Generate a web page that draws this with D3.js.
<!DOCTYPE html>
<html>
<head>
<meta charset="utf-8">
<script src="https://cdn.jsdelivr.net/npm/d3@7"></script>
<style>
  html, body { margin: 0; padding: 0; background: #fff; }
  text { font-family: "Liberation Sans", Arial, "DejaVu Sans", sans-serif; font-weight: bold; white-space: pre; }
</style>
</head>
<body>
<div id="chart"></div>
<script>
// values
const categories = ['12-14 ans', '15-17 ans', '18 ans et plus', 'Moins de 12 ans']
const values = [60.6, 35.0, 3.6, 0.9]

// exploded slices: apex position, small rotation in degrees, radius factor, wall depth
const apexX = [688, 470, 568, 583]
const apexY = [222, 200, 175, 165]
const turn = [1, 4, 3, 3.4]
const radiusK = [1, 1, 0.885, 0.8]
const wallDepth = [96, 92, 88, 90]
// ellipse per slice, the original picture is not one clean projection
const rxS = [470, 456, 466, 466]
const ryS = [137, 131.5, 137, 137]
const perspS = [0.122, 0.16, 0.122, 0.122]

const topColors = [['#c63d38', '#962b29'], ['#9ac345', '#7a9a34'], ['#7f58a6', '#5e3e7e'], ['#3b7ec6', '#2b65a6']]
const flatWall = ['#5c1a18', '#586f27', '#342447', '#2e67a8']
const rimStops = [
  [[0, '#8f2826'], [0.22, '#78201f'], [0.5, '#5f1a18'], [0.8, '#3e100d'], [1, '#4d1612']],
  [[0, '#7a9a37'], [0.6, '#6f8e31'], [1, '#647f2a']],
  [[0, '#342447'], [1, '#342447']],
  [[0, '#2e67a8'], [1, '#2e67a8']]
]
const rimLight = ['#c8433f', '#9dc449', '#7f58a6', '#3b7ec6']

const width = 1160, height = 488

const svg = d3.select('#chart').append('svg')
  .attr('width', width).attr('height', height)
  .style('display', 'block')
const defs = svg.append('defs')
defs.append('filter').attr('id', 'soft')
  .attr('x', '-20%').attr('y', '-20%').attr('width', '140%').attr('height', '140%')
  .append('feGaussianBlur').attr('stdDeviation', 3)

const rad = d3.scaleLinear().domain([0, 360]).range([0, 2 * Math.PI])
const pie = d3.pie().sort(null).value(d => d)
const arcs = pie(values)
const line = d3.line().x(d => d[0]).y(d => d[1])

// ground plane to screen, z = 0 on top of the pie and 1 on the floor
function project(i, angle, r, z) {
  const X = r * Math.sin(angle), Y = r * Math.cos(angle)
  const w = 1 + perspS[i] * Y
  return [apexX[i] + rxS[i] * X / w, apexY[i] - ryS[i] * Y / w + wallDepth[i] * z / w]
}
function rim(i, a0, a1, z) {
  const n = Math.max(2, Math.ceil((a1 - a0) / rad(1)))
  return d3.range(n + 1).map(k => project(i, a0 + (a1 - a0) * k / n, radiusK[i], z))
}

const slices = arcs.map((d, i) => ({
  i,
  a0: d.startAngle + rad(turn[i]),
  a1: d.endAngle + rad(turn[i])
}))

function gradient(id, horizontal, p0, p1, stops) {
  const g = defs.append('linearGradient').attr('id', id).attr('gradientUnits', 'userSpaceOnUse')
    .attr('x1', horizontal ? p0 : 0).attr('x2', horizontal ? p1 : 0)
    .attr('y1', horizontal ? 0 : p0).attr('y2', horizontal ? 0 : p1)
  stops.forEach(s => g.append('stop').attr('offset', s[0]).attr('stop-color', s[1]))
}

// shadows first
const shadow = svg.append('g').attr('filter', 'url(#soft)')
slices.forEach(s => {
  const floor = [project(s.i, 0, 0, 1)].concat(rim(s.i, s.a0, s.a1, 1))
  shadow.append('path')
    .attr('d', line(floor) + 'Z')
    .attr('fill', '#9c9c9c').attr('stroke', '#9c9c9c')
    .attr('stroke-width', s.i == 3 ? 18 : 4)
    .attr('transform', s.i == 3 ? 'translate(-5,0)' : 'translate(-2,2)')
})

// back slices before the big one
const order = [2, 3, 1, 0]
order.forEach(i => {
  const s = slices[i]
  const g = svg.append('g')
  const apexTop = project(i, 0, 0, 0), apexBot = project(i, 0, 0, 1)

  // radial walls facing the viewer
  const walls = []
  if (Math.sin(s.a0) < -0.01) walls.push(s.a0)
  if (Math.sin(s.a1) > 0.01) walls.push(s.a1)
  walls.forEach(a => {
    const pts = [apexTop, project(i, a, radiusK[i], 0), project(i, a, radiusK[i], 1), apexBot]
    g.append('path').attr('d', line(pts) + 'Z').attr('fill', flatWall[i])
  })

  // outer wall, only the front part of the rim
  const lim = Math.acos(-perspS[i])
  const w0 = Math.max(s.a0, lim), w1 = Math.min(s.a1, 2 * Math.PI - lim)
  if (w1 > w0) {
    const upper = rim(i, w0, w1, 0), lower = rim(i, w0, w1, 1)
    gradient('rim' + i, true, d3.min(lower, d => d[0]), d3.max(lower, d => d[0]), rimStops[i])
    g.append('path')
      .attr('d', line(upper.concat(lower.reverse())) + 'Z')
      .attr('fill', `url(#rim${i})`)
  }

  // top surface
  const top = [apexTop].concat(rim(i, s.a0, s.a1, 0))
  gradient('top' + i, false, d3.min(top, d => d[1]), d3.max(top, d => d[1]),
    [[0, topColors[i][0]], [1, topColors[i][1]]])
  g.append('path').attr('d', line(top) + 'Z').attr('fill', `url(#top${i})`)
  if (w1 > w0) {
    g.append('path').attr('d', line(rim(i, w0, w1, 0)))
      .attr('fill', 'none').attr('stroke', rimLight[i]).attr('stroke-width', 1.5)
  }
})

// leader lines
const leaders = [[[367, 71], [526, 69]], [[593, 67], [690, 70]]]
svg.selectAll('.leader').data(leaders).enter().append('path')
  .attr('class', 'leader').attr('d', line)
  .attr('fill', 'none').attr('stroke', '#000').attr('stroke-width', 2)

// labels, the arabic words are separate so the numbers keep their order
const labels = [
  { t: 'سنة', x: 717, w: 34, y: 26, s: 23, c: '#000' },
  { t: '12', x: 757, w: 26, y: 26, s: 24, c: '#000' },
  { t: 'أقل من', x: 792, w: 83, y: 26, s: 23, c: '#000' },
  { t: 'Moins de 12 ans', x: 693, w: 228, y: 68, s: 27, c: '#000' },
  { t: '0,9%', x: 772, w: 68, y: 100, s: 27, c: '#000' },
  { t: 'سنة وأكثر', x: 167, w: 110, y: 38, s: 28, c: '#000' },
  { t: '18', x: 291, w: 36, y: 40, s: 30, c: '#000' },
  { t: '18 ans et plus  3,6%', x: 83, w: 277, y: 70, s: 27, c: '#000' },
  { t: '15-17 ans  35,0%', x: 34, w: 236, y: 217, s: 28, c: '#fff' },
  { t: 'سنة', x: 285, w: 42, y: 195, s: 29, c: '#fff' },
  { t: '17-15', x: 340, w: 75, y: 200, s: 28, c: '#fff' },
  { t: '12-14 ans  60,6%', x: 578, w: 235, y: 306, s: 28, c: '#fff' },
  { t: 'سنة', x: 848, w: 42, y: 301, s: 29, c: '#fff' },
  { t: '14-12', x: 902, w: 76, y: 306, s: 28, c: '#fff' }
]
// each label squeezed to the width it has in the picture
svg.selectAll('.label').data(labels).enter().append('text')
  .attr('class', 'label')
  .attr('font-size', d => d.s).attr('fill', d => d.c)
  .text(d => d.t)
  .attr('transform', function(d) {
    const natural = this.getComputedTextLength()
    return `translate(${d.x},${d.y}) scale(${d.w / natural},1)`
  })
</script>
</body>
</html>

...

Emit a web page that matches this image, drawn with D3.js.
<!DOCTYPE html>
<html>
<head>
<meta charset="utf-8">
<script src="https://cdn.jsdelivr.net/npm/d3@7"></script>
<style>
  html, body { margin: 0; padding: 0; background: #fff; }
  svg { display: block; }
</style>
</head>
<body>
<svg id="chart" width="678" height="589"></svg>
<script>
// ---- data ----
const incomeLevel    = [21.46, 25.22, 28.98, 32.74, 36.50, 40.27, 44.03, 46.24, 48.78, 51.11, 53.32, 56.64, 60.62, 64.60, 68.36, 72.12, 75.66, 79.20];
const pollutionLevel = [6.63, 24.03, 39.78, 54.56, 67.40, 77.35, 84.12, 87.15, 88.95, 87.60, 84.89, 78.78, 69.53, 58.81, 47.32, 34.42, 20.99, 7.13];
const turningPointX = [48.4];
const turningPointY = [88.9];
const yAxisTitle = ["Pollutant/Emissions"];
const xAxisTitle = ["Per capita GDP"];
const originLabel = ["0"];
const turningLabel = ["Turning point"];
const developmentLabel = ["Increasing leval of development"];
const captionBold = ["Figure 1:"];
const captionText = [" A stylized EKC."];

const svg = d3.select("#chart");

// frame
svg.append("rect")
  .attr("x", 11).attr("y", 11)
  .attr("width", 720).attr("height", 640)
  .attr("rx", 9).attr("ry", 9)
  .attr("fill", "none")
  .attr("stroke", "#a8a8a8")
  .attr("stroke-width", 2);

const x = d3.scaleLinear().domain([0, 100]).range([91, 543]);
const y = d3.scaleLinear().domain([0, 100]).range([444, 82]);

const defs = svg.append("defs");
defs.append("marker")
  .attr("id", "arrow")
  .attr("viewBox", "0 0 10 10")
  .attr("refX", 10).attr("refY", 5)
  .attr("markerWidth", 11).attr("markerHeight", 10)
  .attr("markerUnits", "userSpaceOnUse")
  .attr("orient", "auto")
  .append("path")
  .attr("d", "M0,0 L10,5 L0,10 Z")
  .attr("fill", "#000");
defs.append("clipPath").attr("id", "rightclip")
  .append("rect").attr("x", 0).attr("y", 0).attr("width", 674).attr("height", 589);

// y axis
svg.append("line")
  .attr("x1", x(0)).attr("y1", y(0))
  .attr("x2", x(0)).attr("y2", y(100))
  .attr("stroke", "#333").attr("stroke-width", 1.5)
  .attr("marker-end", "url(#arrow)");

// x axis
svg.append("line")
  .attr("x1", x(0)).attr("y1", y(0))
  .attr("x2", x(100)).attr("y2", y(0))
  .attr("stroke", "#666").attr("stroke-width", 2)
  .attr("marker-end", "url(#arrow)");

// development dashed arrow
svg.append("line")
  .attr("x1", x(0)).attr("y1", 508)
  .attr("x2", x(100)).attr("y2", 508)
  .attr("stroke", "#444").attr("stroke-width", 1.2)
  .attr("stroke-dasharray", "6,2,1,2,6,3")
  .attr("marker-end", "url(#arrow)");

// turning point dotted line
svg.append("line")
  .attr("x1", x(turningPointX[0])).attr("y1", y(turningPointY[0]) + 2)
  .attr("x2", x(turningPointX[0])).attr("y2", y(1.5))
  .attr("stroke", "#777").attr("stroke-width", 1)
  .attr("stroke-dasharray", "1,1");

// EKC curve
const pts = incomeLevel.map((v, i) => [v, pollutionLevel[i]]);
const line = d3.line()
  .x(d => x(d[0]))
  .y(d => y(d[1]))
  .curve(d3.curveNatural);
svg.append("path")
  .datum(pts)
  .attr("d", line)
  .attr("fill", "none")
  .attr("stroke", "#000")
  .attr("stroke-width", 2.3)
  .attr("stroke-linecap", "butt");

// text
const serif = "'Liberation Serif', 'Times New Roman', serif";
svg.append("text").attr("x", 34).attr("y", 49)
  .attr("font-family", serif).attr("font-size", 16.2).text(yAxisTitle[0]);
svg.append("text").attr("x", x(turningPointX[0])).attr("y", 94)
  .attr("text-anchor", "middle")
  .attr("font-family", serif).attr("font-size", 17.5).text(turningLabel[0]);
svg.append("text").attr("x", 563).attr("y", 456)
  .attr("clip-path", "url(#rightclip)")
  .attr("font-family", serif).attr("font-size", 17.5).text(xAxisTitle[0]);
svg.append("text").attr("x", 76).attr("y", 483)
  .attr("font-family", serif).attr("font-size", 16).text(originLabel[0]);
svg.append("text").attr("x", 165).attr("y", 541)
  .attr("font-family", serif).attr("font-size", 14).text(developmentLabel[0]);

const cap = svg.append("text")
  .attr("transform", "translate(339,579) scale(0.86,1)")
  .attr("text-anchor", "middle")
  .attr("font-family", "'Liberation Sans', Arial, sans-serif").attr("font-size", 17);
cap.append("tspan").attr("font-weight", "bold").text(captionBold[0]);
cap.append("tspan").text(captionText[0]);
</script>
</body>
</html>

--

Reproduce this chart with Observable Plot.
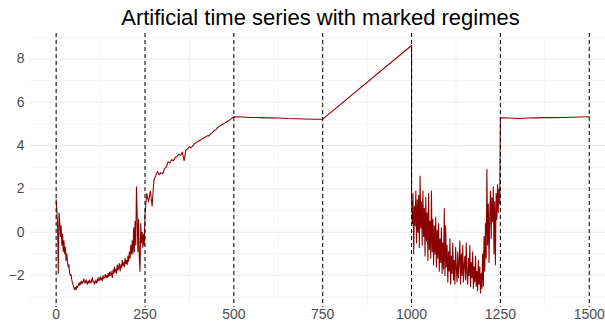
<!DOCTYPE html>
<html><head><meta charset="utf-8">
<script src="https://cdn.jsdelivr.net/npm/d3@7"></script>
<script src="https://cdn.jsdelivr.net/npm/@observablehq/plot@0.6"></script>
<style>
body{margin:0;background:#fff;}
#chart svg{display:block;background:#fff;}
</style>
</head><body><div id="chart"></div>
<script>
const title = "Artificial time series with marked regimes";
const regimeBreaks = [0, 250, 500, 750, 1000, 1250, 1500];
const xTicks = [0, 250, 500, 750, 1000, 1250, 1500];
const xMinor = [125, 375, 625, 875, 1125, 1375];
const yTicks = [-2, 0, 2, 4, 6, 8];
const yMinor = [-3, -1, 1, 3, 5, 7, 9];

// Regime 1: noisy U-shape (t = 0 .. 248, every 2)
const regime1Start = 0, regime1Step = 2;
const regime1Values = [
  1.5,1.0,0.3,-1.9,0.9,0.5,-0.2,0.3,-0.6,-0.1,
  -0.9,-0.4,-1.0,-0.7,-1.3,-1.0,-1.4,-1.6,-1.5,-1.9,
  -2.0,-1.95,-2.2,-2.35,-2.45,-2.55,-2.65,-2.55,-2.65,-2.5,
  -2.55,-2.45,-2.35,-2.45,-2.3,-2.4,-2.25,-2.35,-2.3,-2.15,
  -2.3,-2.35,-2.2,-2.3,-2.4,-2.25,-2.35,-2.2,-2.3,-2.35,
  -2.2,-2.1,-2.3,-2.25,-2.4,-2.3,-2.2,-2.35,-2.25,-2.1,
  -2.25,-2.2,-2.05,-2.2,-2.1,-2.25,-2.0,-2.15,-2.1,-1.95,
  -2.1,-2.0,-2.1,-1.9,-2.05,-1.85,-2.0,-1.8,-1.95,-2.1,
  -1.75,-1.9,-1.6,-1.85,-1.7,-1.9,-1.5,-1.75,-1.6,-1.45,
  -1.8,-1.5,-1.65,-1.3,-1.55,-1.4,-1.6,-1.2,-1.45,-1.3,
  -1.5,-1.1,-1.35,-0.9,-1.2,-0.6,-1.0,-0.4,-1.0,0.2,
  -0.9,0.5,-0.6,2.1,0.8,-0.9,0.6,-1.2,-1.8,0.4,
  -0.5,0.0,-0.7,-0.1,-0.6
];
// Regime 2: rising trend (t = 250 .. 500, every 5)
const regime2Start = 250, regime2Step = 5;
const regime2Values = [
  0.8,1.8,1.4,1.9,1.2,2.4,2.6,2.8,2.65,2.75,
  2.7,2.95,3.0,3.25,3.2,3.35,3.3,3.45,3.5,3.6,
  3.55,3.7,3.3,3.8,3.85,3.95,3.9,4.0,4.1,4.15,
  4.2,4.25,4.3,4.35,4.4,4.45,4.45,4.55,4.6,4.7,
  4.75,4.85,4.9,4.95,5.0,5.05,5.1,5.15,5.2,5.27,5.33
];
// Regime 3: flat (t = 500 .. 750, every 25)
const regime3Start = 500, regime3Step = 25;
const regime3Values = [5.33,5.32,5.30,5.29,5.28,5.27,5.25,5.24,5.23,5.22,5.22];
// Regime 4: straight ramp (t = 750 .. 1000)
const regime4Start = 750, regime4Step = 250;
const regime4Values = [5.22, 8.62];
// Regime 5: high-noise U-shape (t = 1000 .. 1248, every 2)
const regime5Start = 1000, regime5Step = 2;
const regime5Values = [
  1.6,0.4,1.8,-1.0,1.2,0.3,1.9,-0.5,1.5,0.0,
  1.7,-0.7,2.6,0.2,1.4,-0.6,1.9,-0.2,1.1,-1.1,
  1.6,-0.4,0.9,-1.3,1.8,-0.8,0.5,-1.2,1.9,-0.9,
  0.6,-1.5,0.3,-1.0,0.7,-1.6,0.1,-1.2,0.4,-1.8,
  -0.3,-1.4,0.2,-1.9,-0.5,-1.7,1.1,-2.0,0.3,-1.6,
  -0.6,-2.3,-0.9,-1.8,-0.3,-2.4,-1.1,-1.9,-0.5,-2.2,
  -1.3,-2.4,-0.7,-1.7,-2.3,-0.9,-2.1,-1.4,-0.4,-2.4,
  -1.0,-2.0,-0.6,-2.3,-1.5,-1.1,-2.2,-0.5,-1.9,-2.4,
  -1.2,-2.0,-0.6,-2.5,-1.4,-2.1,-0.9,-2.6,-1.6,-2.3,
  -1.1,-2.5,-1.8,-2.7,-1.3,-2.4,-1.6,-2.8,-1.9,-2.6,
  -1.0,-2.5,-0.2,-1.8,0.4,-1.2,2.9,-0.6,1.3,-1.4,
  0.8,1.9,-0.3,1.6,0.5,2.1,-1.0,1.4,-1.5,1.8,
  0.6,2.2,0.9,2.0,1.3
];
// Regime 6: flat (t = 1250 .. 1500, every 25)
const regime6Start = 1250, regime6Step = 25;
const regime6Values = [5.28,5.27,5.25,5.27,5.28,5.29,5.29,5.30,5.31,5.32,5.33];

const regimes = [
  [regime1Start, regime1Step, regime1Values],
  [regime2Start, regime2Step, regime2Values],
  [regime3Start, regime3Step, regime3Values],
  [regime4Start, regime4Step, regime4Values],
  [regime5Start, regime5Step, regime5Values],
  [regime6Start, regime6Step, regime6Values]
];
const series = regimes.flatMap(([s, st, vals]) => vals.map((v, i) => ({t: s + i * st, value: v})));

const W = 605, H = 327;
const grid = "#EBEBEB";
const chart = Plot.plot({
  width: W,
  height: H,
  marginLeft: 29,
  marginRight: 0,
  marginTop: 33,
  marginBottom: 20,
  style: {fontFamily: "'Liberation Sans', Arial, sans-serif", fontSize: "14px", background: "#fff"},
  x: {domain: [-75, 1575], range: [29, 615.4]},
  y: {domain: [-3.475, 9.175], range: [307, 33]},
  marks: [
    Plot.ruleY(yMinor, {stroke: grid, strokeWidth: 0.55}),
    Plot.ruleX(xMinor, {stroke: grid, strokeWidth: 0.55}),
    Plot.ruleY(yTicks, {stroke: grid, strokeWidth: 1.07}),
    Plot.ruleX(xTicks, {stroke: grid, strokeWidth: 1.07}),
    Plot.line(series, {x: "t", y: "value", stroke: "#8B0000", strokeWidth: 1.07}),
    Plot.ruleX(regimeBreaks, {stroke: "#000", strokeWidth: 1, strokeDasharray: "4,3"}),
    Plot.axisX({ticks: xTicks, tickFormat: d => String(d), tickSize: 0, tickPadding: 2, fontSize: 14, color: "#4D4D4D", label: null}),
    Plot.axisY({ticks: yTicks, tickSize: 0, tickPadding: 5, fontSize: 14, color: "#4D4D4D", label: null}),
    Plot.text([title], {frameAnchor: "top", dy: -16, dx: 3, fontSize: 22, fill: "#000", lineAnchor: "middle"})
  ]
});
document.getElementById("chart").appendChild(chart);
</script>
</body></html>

- Given exercise -
Reproduce, starting at the line containing "Reproduce this chart with Observable Plot." and stopping after the line containing "const yMinor = [-3, -1, 1, 3, 5, 7, 9];", each of those lines exactly and no others; leave pictures out.

- Exercise output -
Reproduce this chart with Observable Plot.
<!DOCTYPE html>
<html><head><meta charset="utf-8">
<script src="https://cdn.jsdelivr.net/npm/d3@7"></script>
<script src="https://cdn.jsdelivr.net/npm/@observablehq/plot@0.6"></script>
<style>
body{margin:0;background:#fff;}
#chart svg{display:block;background:#fff;}
</style>
</head><body><div id="chart"></div>
<script>
const title = "Artificial time series with marked regimes";
const regimeBreaks = [0, 250, 500, 750, 1000, 1250, 1500];
const xTicks = [0, 250, 500, 750, 1000, 1250, 1500];
const xMinor = [125, 375, 625, 875, 1125, 1375];
const yTicks = [-2, 0, 2, 4, 6, 8];
const yMinor = [-3, -1, 1, 3, 5, 7, 9];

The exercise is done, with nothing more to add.